Apabila di masa klasik doeloe, modus penjajahan cenderung memakai kekuatan militer untuk meluaskan hegemoni, maka di era kini, kolonialisme lebih mengkedepankan power ekonomi. Soft power. Tanpa hiruk-pikuk militer (hard power) bisa menduduki target, kendati kerap masih dijumpai penggunaan smart power yakni gabungan antara hard power dan soft power namun dengan intensitas berbeda. Itulah perubahan power concept dalam dinamika geopolitik global sebagaimana sepintas diurai di muka.

Dalam konteks kolonialisme, bila melihat mall, supermarket, hypermarket, dan seterusnya sesungguhnya itulah implementasi the law of capital accumulations, teori Karl Marx tentang hukum akumulasi kapital. Arahnya kemana? Tak lain adalah memakan perusahaan kecil atau mencaplok level di bawahnya. Ya, hypermarket melumat toko-toko kecil, supermarket menggilas warung-warung kelontong di sekitarnya. Itulah praktik kolonialisme modern di depan mata atas nama modernisasi, tren peradaban, dan seterusnya.

Ketika mereka (kaum kapitalis dan komunis) menguasai sumber-sumber raw material seperti pertambangan, kehutanan, air, bahan mineral, dan lain-lain melalui dukungan dua lembaga penyedot dana publik yakni bank dan pasar modal, maka arahnya ialah guna berlaga di persaingan pasar agar produknya berharga murah, tentu akan memenangkan kompetisi, serta pasarnya kian meluas. Sekali lagi, itulah wataknya, mencari bahan baku semurah-murahnya serta mengurai pasar seluas-luasnya.

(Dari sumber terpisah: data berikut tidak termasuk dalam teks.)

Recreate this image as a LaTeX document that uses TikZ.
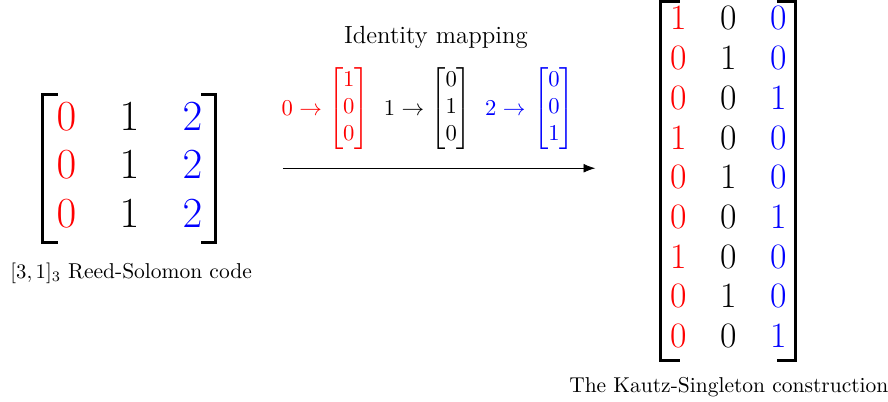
\documentclass[tikz,border=0pt]{standalone}
\usepackage{amsmath,amssymb}
\usepackage{xcolor}
\usetikzlibrary{arrows.meta,positioning,matrix}

\begin{document}
\begin{tikzpicture}[
  codemat/.style={matrix of math nodes, inner sep=0pt,
    column 1/.style={nodes={text=red}}, column 3/.style={nodes={text=blue}}},
  rsmat/.style={codemat, font=\huge, column sep=0.47cm, inner xsep=0.094cm, inner ysep=0.02cm,
    nodes={inner sep=0pt, text height=13.4pt, text depth=3.5pt, minimum height=0.82cm, minimum width=0.6cm}},
  ksmat/.style={codemat, font=\LARGE, column sep=0.35cm, inner xsep=0.04cm, inner ysep=0pt,
    nodes={inner sep=0pt, text height=11.1pt, text depth=3.6pt, minimum height=0.675cm, minimum width=0.5cm}},
  brk/.style={line width=1.4pt},
  vecnode/.style={font=\fontsize{11}{13.2}\selectfont},
  caption/.style={align=center, font=\fontsize{10.4}{12.5}\selectfont},
  flow/.style={-{Latex[length=2mm]}}
]
\useasboundingbox (0,0) rectangle (15.096,-6.834);

% Reed-Solomon code
\matrix[rsmat] (rs) at (2.2,-2.865) {
  0 & 1 & 2 \\
  0 & 1 & 2 \\
  0 & 1 & 2 \\
};
\draw[brk] (rs.north west) ++(0.25,0) -- (rs.north west) -- (rs.south west) -- ++(0.25,0);
\draw[brk] (rs.north east) ++(-0.25,0) -- (rs.north east) -- (rs.south east) -- ++(-0.25,0);
\node[caption] (rslabel) at (2.23,-4.64) {$[3,1]_3$ Reed-Solomon code};

% identity mapping
\node[caption, font=\large] (idlabel) at (7.41,-0.63) {Identity mapping};
\node[vecnode, text=red] (map0) at (5.13,-1.84) {$0 \rightarrow$};
\node[vecnode, text=red] (vec0) at (5.93,-1.84) {$\begin{bmatrix}1\\0\\0\end{bmatrix}$};
\node[vecnode] (map1) at (6.87,-1.84) {$1 \rightarrow$};
\node[vecnode] (vec1) at (7.67,-1.84) {$\begin{bmatrix}0\\1\\0\end{bmatrix}$};
\node[vecnode, text=blue] (map2) at (8.59,-1.84) {$2 \rightarrow$};
\node[vecnode, text=blue] (vec2) at (9.42,-1.84) {$\begin{bmatrix}0\\0\\1\end{bmatrix}$};

\coordinate (arrfrom) at (4.81,-2.86);
\coordinate (arrto) at (10.12,-2.86);
\draw[flow] (arrfrom) -- (arrto);

% Kautz-Singleton construction
\matrix[ksmat] (ks) at (12.38,-3.077) {
  1 & 0 & 0 \\
  0 & 1 & 0 \\
  0 & 0 & 1 \\
  1 & 0 & 0 \\
  0 & 1 & 0 \\
  0 & 0 & 1 \\
  1 & 0 & 0 \\
  0 & 1 & 0 \\
  0 & 0 & 1 \\
};
\draw[brk] (ks.north west) ++(0.32,0) -- (ks.north west) -- (ks.south west) -- ++(0.32,0);
\draw[brk] (ks.north east) ++(-0.32,0) -- (ks.north east) -- (ks.south east) -- ++(-0.32,0);
\node[caption] (kslabel) at (12.39,-6.58) {The Kautz-Singleton construction};
\end{tikzpicture}
\end{document}
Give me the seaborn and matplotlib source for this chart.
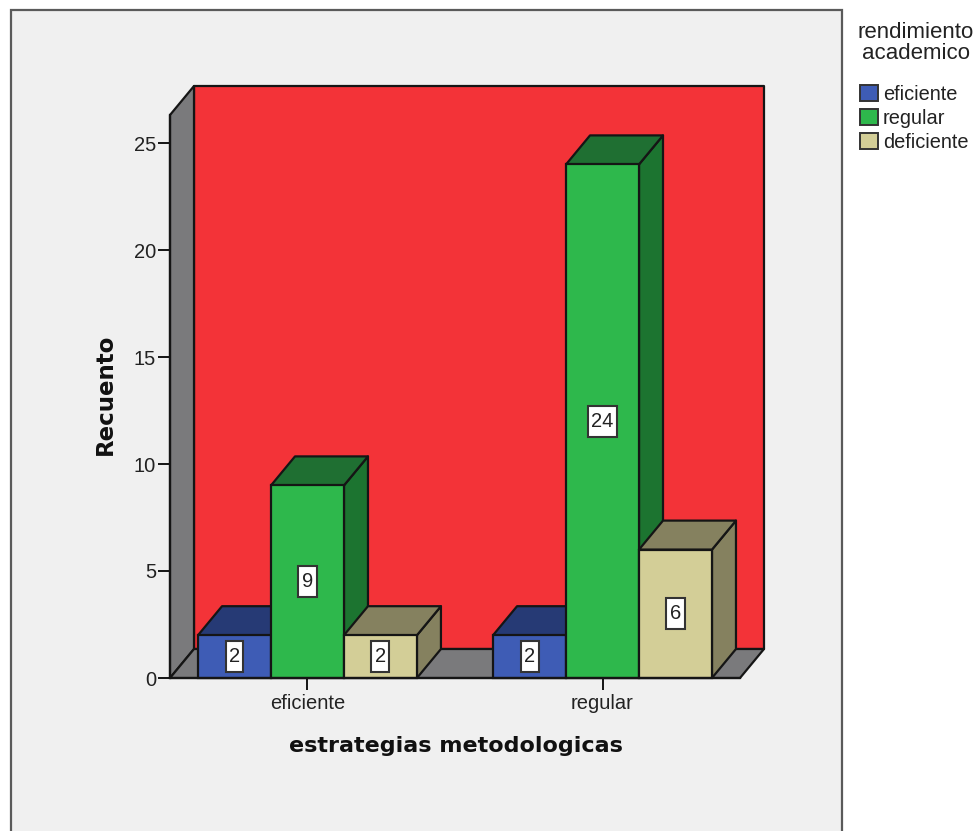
import matplotlib
matplotlib.use("Agg")
import matplotlib.pyplot as plt
from matplotlib.patches import Polygon, Rectangle
from matplotlib.path import Path
import pandas as pd
import seaborn as sns

# Counts by teaching strategy and academic performance
estrategias = ["eficiente", "eficiente", "eficiente", "regular", "regular", "regular"]
rendimiento = ["eficiente", "regular", "deficiente", "eficiente", "regular", "deficiente"]
recuento = [2, 9, 2, 2, 24, 6]
niveles = ["eficiente", "regular", "deficiente"]
y_ticks = [0, 5, 10, 15, 20, 25]

FRONT = {"eficiente": "#3E5CB5", "regular": "#2EB84C", "deficiente": "#D3CE97"}
SIDE = {"eficiente": "#263A75", "regular": "#1C7430", "deficiente": "#85815F"}
TOP = {"eficiente": "#263A75", "regular": "#1F6F32", "deficiente": "#85815F"}
WALL = "#F33338"
GREY = "#7A7A7C"
INK = "#151515"
TEXT = "#222222"

W, H = 980, 831
sns.set_theme(style="white", rc={"font.family": ["Liberation Sans", "DejaVu Sans"]})
fig = plt.figure(figsize=(W / 100, H / 100), dpi=100, facecolor="white")

# Chart panel, open past the lower edge of the figure
fig.add_artist(Rectangle((11 / W, -0.02), 831 / W, 1.02 - 9.5 / H, transform=fig.transFigure,
                         facecolor="#F0F0F0", edgecolor="#5A5A5A", linewidth=1.6, zorder=-5))

ax = fig.add_axes([170 / W, 1 - 678 / H, 570 / W, 563 / H])
ax.patch.set_alpha(0)

df = pd.DataFrame({"estrategias": estrategias, "rendimiento": rendimiento, "recuento": recuento})
sns.barplot(data=df, x="estrategias", y="recuento", hue="rendimiento", hue_order=niveles,
            palette=FRONT, width=0.742, gap=0, saturation=1, errorbar=None, legend=False,
            edgecolor=INK, linewidth=1.6, ax=ax)

xlim = (-0.466, 1.466)
ylim = (0, 563 / 21.4)
ax.set_xlim(xlim)
ax.set_ylim(ylim)

# Depth of the oblique projection, in data units
dx = 24 / 295
dy = 29 / 21.4


def face(points, color, z):
    ax.add_patch(Polygon(points, closed=True, facecolor=color, edgecolor=INK,
                         linewidth=1.6, clip_on=False, zorder=z, joinstyle="round"))


# Back wall, side wall and floor
x0, x1 = xlim
y1 = ylim[1]
face([(x0 + dx, dy), (x1 + dx, dy), (x1 + dx, y1 + dy), (x0 + dx, y1 + dy)], WALL, 0.5)
face([(x0, 0), (x0 + dx, dy), (x0 + dx, y1 + dy), (x0, y1)], GREY, 0.6)
face([(x0, 0), (x0 + dx, dy), (x1 + dx, dy), (x1, 0)], GREY, 0.6)

# Top and side faces are built from the bars seaborn drew
bars = []
for container, nivel in zip(ax.containers, niveles):
    bars += [(bar, nivel) for bar in container]
z = 2
for bar, nivel in sorted(bars, key=lambda item: item[0].get_x()):
    left, right = bar.get_x(), bar.get_x() + bar.get_width()
    h = bar.get_height()
    face([(right, 0), (right + dx, dy), (right + dx, h + dy), (right, h)], SIDE[nivel], z)
    face([(left, h), (left + dx, h + dy), (right + dx, h + dy), (right, h)], TOP[nivel], z + 0.1)
    bar.set_zorder(z + 0.2)
    bar.set_clip_on(False)
    z += 1


def tall_box(x, y, width, height, mutation_size):
    """Value label box: tight at the sides, roomy above and below."""
    px, py = 0.17 * mutation_size, 0.3 * mutation_size
    xa, xb, ya, yb = x - px, x + width + px, y - py, y + height + py
    return Path([(xa, ya), (xb, ya), (xb, yb), (xa, yb), (xa, ya)], closed=True)


for container in ax.containers:
    labels = ax.bar_label(container, label_type="center", fontsize=14.5, color=TEXT,
                          bbox=dict(boxstyle=tall_box, facecolor="white",
                                    edgecolor="#333333", linewidth=1.5))
    for label in labels:
        label.set_zorder(50)

ax.set_yticks(y_ticks)
ax.tick_params(axis="y", left=True, length=9, width=1.4, color=INK, labelsize=14.5, labelcolor=TEXT, pad=1)
ax.tick_params(axis="x", bottom=True, length=8.5, width=1.4, color=INK, labelsize=14.5, labelcolor=TEXT, pad=3)

ax.set_xlabel("estrategias metodologicas", fontsize=16, fontweight="bold",
              family="DejaVu Sans", color="#111111")
ax.xaxis.set_label_coords((456 - 170) / 570, -(736 - 678) / 563)
ax.set_ylabel("Recuento", fontsize=16.5, fontweight="bold", family="DejaVu Sans",
              color="#111111")
ax.yaxis.set_label_coords((117 - 170) / 570, (678 - 394) / 563)

for name, spine in ax.spines.items():
    spine.set_visible(name in ("left", "bottom"))
    spine.set_color(INK)
    spine.set_linewidth(1.6)
    spine.set_zorder(40)

# Legend to the right of the panel, with its heading set above the swatches
fig.text(916 / W, 1 - 43 / H, "rendimiento\nacademico", ha="center", va="center",
         fontsize=16, color=TEXT, linespacing=1.0, multialignment="center")
handles = [Rectangle((0, 0), 1, 1, facecolor=FRONT[n], edgecolor="#333333", linewidth=1.4) for n in niveles]
legend = fig.legend(handles, niveles,
                    loc="upper left", bbox_to_anchor=(860 / W, 1 - 84.5 / H),
                    frameon=False, fontsize=14.4,
                    handlelength=0.9, handleheight=0.85, handletextpad=0.25,
                    labelspacing=0.27, borderpad=0, borderaxespad=0,
                    labelcolor=TEXT)

fig.savefig("out.png", dpi=100, facecolor="white")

Keberadaan BUMN di negara manapun selalu menguasai sektor-sektor strategis terkait hajat hidup orang banyak, seperti air misalnya, atau pangan, energi, dan seterusnya juga listrik, telekomunikasi, transportasi beserta simpul-simpul (pelabuhan udara dan laut)-nya, dan seterusnya. Nah, menjadi keniscayaan bahwa BUMN pun tak akan lepas dari incaran dan target ekspansi kolonialisme secara soft power semacam privatisasi, misalnya, dan modus privatisasi ini selain melalui perubahan UU agar setiap kebijakan pro pasar dan swasta, juga yang teraktual kini melalui debt trap alias jebakan utang yakni melalui gelontoran utang bunga tinggi dengan tempo singkat terhadap proyek-proyek infrastruktur ke negara cq BUMN-nya. Ketika negara target tidak mampu mengembalikan utang plus bunga sesuai tempo maka aset-aset strategis dari negara dimaksud pun diakuisisi. Inilah modus debt trap. Hal ini telah terjadi di beberapa negara seperti Srilangka, Maladewa, Angola, Zimbabwe, Djibouti, dan lain-lain. Itulah modus paling aktual dalam skema penjajahan gaya baru atau modern.

Merujuk uraian di atas, tampaknya tesis John Adams Jr (1735-1826) kini terbukti, “Ada dua cara menaklukkan sebuah bangsa. Pertama, dengan pedang/militer, kedua melalui utang”.